Location: Cotton Ginning ResearchTitle: A comprehensive evaluation of the various routes of biochemical conversion of pelletized biomass
|PAUL, ANINDITA - State University Of New York- College Of Environmental Science And Forestry|
|JUNEJA, ANKITA - Archer Daniels Midland|
|Tumuluru, Jaya Shankar|
|KUMAR, DEEPAK - State University Of New York- College Of Environmental Science And Forestry|
Submitted to: Book Chapter
Publication Type: Book / Chapter
Publication Acceptance Date: 11/18/2022
Publication Date: 6/29/2023
Citation: Paul, A., Juneja, A., Tumuluru, J., Kumar, D. 2023. A comprehensive evaluation of the various routes of biochemical conversion of pelletized biomass. In: Tumuluru, J.S. Densification Impact on Raw, Chemically and Thermally Pretreated Biomass. First Edition. Singapore: World Scientific Publishing Co. Pte. Ltd. p. 291-316. https://doi.org/10.1142/9781800613799_0011.
Interpretive Summary: This chapter discusses the biochemical conversion routes of densified lignocellulosic biomass. Densification increases the bulk density of biomass, off-setting high cost of biomass handling, storage, and transportation. Pelleting increases the bulk density of raw biomass by 5-10 times and has shown tremendous improvement in its utilization for large-scale applications. In addition, the sugar yields of the biomass after densification have been shown to increase. Pelleting the biomass improves not only the physical properties but also the sugar yields. This chapter discusses how the densification of various biomass helps to increase the sugar yields for biofuel production.
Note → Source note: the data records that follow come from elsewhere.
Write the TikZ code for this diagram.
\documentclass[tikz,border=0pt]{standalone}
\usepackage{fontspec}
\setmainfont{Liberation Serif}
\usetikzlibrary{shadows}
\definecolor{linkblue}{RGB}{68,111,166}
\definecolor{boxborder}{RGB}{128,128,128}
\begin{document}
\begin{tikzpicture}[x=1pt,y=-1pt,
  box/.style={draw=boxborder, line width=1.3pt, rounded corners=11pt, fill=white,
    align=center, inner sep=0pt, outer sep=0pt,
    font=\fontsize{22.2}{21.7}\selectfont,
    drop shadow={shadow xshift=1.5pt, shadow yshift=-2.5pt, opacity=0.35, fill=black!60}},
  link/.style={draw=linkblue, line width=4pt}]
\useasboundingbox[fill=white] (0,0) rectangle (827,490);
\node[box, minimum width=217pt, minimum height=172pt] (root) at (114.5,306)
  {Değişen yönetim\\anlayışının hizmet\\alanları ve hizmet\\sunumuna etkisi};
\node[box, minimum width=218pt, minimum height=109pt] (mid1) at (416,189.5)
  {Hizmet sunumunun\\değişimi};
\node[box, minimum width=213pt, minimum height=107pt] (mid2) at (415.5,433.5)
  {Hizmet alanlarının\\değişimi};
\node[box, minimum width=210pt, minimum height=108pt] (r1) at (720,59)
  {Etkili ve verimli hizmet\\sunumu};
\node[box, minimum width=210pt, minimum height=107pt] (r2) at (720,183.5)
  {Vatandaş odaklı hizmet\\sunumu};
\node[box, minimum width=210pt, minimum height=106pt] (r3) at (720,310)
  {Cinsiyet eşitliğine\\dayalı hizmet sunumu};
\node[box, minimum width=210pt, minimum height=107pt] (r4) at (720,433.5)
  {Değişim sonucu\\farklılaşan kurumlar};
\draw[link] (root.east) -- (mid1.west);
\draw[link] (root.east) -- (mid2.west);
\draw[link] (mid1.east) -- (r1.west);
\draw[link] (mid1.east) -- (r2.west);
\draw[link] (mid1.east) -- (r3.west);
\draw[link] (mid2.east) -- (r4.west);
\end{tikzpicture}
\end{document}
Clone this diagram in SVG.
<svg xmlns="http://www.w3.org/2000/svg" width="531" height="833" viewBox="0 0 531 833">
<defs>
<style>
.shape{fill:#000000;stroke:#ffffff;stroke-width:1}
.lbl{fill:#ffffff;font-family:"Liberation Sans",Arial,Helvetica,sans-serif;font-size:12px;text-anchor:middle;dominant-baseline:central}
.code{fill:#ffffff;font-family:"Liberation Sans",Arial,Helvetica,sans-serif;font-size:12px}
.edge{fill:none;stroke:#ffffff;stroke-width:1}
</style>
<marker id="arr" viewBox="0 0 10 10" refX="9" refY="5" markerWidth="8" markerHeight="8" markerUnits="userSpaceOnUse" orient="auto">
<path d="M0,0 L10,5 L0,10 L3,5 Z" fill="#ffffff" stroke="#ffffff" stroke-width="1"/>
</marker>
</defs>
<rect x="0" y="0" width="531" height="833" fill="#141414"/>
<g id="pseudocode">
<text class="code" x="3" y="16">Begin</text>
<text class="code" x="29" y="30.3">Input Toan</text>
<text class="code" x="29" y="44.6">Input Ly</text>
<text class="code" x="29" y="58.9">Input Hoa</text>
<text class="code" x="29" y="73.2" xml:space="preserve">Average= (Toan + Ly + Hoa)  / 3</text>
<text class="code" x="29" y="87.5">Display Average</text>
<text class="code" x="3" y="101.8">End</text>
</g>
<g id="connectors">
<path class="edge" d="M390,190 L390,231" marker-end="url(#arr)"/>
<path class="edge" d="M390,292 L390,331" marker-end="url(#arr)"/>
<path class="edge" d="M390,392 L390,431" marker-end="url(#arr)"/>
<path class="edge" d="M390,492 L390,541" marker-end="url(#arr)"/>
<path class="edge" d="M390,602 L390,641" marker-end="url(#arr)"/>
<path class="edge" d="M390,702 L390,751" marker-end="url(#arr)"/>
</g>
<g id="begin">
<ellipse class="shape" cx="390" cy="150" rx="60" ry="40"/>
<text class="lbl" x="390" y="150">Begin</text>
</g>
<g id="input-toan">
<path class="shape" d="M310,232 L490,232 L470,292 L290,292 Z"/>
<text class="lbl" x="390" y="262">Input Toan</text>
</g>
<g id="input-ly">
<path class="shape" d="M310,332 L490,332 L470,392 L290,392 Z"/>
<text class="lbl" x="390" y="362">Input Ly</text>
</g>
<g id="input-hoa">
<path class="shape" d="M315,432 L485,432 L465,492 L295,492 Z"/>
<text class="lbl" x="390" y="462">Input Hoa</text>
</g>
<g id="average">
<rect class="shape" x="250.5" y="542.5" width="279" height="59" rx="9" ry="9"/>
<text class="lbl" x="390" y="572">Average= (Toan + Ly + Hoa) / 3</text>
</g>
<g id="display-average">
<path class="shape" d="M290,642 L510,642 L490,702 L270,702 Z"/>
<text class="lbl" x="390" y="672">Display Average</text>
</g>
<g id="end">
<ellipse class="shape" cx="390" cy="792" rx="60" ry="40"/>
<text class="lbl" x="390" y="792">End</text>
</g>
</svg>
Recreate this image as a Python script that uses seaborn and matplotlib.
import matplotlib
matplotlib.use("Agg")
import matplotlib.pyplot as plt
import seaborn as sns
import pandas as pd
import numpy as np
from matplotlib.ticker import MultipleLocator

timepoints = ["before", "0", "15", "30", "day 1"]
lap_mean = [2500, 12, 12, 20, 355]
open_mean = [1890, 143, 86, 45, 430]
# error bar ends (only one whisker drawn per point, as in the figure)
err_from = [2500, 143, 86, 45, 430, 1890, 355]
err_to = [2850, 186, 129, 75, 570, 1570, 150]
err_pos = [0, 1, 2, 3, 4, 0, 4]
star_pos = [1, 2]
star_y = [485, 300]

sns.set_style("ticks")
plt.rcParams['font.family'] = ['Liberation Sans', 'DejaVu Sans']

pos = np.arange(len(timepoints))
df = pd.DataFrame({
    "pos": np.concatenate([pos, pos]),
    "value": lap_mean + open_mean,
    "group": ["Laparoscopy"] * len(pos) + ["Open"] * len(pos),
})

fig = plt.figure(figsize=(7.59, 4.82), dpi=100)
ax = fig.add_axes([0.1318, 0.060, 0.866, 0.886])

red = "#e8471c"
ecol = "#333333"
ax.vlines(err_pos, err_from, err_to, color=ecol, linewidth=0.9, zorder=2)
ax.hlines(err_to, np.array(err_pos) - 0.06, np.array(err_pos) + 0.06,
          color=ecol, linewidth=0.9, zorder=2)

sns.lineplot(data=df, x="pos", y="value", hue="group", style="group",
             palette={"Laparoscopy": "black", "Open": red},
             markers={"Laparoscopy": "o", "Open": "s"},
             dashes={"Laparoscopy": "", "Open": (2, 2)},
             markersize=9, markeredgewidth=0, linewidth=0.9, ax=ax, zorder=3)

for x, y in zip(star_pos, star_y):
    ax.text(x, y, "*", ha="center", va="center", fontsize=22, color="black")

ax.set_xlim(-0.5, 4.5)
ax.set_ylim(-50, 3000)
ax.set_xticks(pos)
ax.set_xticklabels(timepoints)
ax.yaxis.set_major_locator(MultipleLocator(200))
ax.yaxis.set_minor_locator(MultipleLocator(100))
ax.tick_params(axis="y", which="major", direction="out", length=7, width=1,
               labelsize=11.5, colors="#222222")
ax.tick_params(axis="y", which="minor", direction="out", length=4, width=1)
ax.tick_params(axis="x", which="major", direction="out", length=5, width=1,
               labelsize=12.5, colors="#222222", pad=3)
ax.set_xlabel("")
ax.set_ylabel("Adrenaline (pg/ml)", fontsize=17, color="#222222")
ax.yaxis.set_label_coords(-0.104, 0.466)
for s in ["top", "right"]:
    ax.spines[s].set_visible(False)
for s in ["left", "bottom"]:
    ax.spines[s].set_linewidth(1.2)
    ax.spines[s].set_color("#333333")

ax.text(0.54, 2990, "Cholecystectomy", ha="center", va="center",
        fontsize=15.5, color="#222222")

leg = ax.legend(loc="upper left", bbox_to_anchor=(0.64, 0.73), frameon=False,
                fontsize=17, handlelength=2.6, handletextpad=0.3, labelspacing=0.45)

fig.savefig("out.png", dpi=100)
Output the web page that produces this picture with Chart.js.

Technical Abstract: Lignocellulosic biomass (LCB) represents abundant biomass that is economically feasible and environmentally sustainable to produce biofuels and bioproducts. Despite these lucrative advantages, LCB faces logistical and technological challenges in its utilization. Low bulk density and high moisture content hinder the biomass’s efficient transportation and storage. Densification has become an essential step for efficient transport, storage, and utilization of biomass, pelletization being one of the most common densification methods. Pellets (and other densification techniques) have been studied in great detail for the thermochemical conversion of biomass. However, the extent of knowledge of its effect on sugar yields during biochemical conversions is limited. This chapter summarizes the densification methods used for biomass for biochemical conversion and their possible merits and limitations.